There are a bunch of other factors involved in the difference between the Curiosity’s cameras and the ones on your phone. First, your phone doesn’t have to deal with radiation or temperature extremes. Also, they shopped around for a camera in 2004, and then tested the living fuck out of it before putting it on a rocket for space. Your camera phone probably has a couple of tiny plastic lenses, while NASA hung much more complex optics off of their units. And their budget was slightly bigger than that of a cell phone manufacturer, so they didn’t have to pinch pennies on the sensors they used.

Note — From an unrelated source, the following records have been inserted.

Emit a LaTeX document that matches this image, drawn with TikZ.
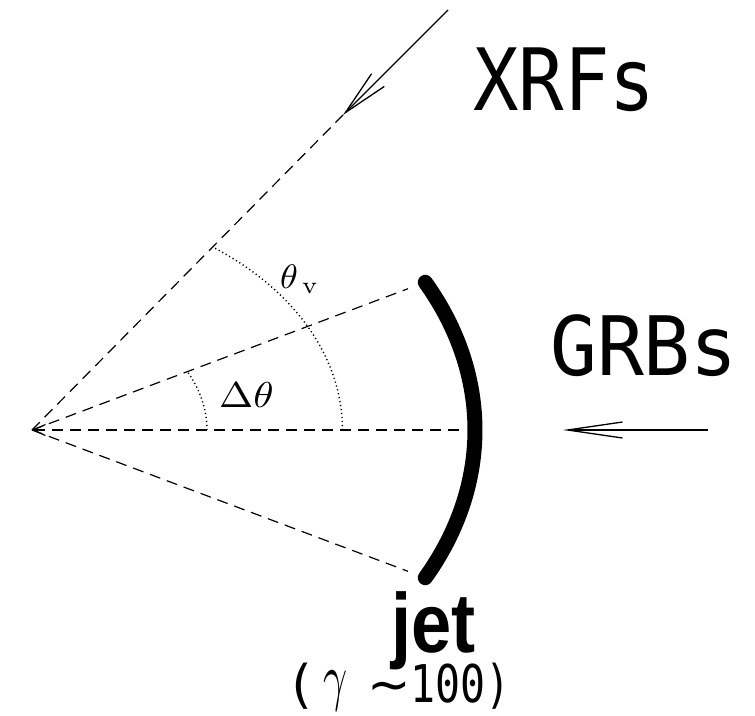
\documentclass[tikz,border=0pt]{standalone}
\usepackage{fontspec}
\usepackage{graphicx}
\setmonofont{DejaVu Sans Mono}
\newfontfamily\dvsans{DejaVu Sans}
\newfontfamily\lsans{Liberation Sans}
\usetikzlibrary{arrows.meta}
\newcommand{\gammaglyph}{\raisebox{4pt}{\scalebox{4.2}[6.4]{\fontsize{10}{12}\selectfont$\gamma$}}}
\begin{document}
\begin{tikzpicture}[x=1pt,y=1pt,
  ray/.style={line width=1.2pt, dash pattern=on 11pt off 7pt},
  dotarc/.style={line width=1.4pt, dash pattern=on 1.2pt off 2.8pt},
  flux/.style={line width=1.3pt},
  lbl/.style={inner sep=0pt, anchor=base west},
  jetline/.style={line width=15pt, line cap=round}]
\useasboundingbox (0,0) rectangle (755,-715);
% key points
\coordinate (O) at (32,-430);
\coordinate (T) at (343,-115);
\coordinate (S) at (448,-10);
\coordinate (E1) at (408,-288.7);
\coordinate (H) at (466,-430);
\coordinate (E2) at (408,-571.3);
\coordinate (G1) at (708,-430);
\coordinate (G2) at (563,-430);
% dashed rays
\draw[ray] (O) -- (T);
\draw[ray] (O) -- (E1);
\draw[ray, {Straight Barb[length=12pt,width=11pt]}-] (O) -- (H);
\draw[ray] (O) -- (E2);
% incoming fluxes
\draw[flux, -{Straight Barb[length=46pt,width=18pt]}] (S) -- (T);
\draw[flux, -{Straight Barb[length=55pt,width=16pt]}] (G1) -- (G2);
% dotted angle arcs
\draw[dotarc] (O) ++(175,0) arc[start angle=0, end angle=27.4, x radius=175, y radius=127];
\draw[dotarc] (O) ++(310.5,0) arc[start angle=0, end angle=54.4, x radius=310.5, y radius=225];
% jet
\draw[jetline] (O) ++(-27.4:443 and 321) arc[start angle=-27.4, end angle=27.4, x radius=443, y radius=321];
% labels
\node[lbl] (thv) at (280,-288) {\scalebox{3.6}[3.4]{\fontsize{10}{12}\selectfont$\theta_{\,\mathrm{v}}$}};
\node[lbl] (dth) at (219,-407) {\scalebox{4.1}[3.6]{\fontsize{10}{12}\selectfont$\Delta\theta$}};
\node[lbl] (xrf) at (473,-110) {\fontsize{86}{86}\selectfont\ttfamily\scalebox{0.88}[1]{XRFs}};
\node[lbl] (grb) at (550,-375) {\fontsize{82}{82}\selectfont\ttfamily\scalebox{0.95}[1]{GRBs}};
\node[lbl] (jet) at (391,-652) {\fontsize{84}{84}\selectfont\lsans\bfseries\scalebox{0.86}[1]{jet}};
\node[lbl] (gam) at (285,-702) {\fontsize{52}{52}\selectfont\ttfamily\makebox[38pt][l]{(}\makebox[44pt][l]{\gammaglyph}\makebox[43pt][l]{\dvsans ∼}\scalebox{0.8}[1]{100)}};
\end{tikzpicture}
\end{document}
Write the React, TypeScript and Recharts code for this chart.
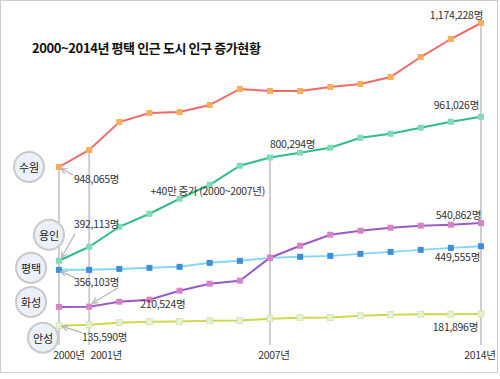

And NASA typically takes a bunch of pictures, sends them on the slow link back to earth, then stitches them into the much larger images that you see.
It’s a shame that people are taught to judge hardware by numbers like this, and that we’re marketed hardware based on them. I remember when I worked at Samsung, a meeting erupted into a giant argument, because everyone but me and another guy believed — KNEW — that a higher megapixel camera was always better, because… it had more megapixels. It’s like when people talk about how their computer is so much better because it has a higher clock speed, without mentioning that their OS is burning way more cycles running crapware and antivirus software. The 450 horsepower in a 36,000 pound low-geared John Deere is not better than the 430 horsepower in a 3200 pound Corvette. It isn’t.